He was so much more than a simple West Coast session guitarist.
There are an awful lot of very good guitarists, but only a few who could be said to be true masters of their instrument, and David Lindley, who died on Friday 3rd March aged 78 of an undisclosed illness, was one of that very select group of musicians. Fans of Jackson Browne, Dolly Parton, Ry Cooder, and Rod Stewart will be aware of him for the work he did with those artists, but he was so much more than an ace West Coast session guitarist with a musical career spanning the folk boom fuelled West Coast ‘60s bluegrass explosion, through psychedelia, ‘80s new wave roots rock and ultimately on to a very personal take on world music.

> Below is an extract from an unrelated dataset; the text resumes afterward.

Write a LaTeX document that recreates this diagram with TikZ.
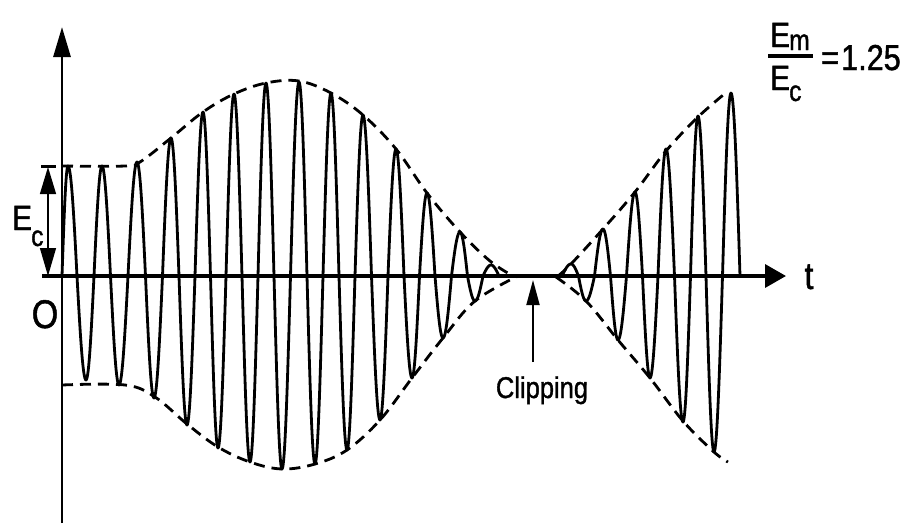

David Lindley was born on 21St March 1944, in San Marino, California, and he had access to his father’s extensive and eclectic collection of 78 rpm records, and he played a variety of stringed instruments throughout his childhood and adolescence. He was a five-time banjo champion in the California bluegrass scene that included Herb Pedersen, Chris Hillman, Jerry Garcia, Richard Greene, Clarence White and countless others, before forming Kaleidoscope with Chris Darrow in 1966. It has been said that Kaleidoscope were the first world music band and they certainly expanded the musical palette for other musicians. When they disbanded in 1970, David Lindley went to England to play with Terry Reid before joining up with Jackson Browne in 1972. He was integral to Jackson Browne’s sound, and their collaboration peaked with 1977’s ‘Running On Empty’ with David Lindley featured on vocals on ‘Stay’. As well as working with Jackson Browne, David Lindley was reputedly playing 300 gigs a year supporting everyone from Crosby & Nash, Linda Ronstadt, and James Taylor, together with countless sessions. He also worked with Ry Cooder, primarily on Cooder’s soundtracks, though they did tour together and this was captured on ‘Cooder-Lindley Family Live At The Vienna Opera House’.
In 1981he put together El Rayo-X and released five records in the ‘80s. The albums not only demonstrated David Lindley’s musical eclecticism but also his humour and mixed good-time new wave rock & roll with various world rhythms and sounds. A key part of El Radio-X’s sound was the British drummer Ian Wallace and his unique hard-hitting style. Despite the quality of El Rayo-X’s recorded output they never had the commercial success they deserved and by the ‘90s David Lindley’s interest had moved to more overtly world music sounds. He recorded a number of albums with Henry Kaiser exploring the music of Madagascar and Norway, and a number of albums with Timbuk3 percussionist Wally Ingram that he released himself from his website. 2010’s ‘Love Is Strange: En Vivo Con Tino’ was recorded on a 2006 tour of Spain with Jackson Browne which saw the pair reinterpreting Browne’s songs for the 21st Century. His last solo record was 2007’s ‘Big Twang’ and with tracks like ‘Plethora Bouzoukia’, ‘Down In the Vatican Library’, Copperhead Road’, and ‘Where The Pine Tree Meets The Pine’ you get a good idea of what the listener could expect.
While there are many individually great performances scattered across David Lindley’s work with other artists and his own solo recordings, his greatest achievement was to use his love of traditional music from across the world to bring new sounds to the studio and live performances. This is probably why Ry Cooder chose to work with him so extensively on his own soundtrack recordings in the ‘80s. Just case anyone has the idea that David Lindley was something of a dusty musicologist or old folkie, you have to remember his love of using cheap electric guitars as well as more exotic string instruments. His humour is very much in evidence in his solo work, particularly his reworking Huey Piano Smith’s ‘Rockin’ Pneumonia and the Boogie Woogie Flu’ as ‘Tu-Ber-Cu-Lucas and the Sinus Blues’, and his good-time rock & roll credentials are fully in evidence on Etta James’ ‘Something’s Got A Hold Of Me’. If all that isn’t enough, how could you not warm to someone who loved garish polyester clothes?
R.I.P David Lindley. We have lost another master.
Sadly so very true, Andy.
RIP The King Of Crimplene. Another original thinker gone.
You can just go for the shirt rather than the full suit to remember him by, Laurence.